Tout d’abord, j’ai essayé de retrouver toutes mes émotions de gamin quand je découvrais cet instrument. Sensations auditives, bien sûr, mais aussi visuelles, par exemple. Ces moments où j’entendais de la musique quand autour de moi, manifestement les gens entendaient autre chose. Même si je ne mettais pas de mots là-dessus, je sentais bien qu’il valait mieux que je garde ça pour moi (après quelques tentatives qui m’ont confirmé que le ridicule ne tue pas, certes, mais qu’il fait les joues bien rouges, à l’occasion).
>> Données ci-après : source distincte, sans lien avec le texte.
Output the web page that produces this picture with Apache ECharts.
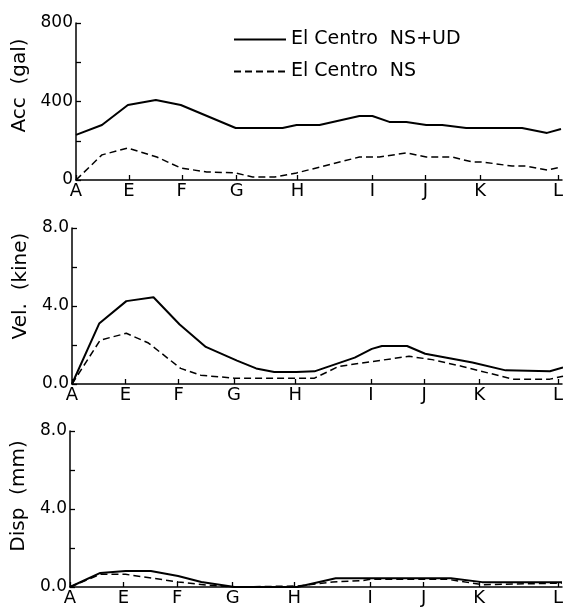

A cette époque, entre mes 9 et 14-15 ans, la musique reste peu présente dans mon quotidien et dans la vie de la plupart des gens. Deux puis trois chaînes de TV d’état, pas de radios dites « libres », acheter un disque signifiait le garder longtemps, donc pas trop le droit à l’erreur. Coup de bol, ma mère avait un bar avec un juke box, et surtout un client de ce bar laissera une pile de 45T avec dedans The Who, Xit, Ten Years After, Shocking Blue, T.Rex… et ça, pour moi, c’est un séisme à répétition.
J’essaie toujours d’avoir ça en tête, j’essaie de refiler même une parcelle du bonheur ineffable que ça m’a procuré et procure toujours. Et pour les thématiques en tant que telles, je commence souvent par le titre. Killmotor Hill, par exemple, est le nom de la colline du coffre fort d’Oncle Picsou. Blenheim Palace est à double sens, c’est un équipage de Bristol Blenheim qu’on entend (archive BBC), et c’est le nom de la résidence ou Churchill est né. Tempo Mat, c’est le nom du cruise control des vieilles Mercedes, Prayer for Albert est un humble hommage à Albert Ayler que j’aime tant et tant et qui m’a tant apporté. Gamin, le décalage des cloches d’église me fascinait, comme les fanfares un peu bancales, premiers émois quant aux percussions, pour ma part, et qui sont toujours là. J’ai pensé qu’Ayler me montrait que je pouvais partir de là.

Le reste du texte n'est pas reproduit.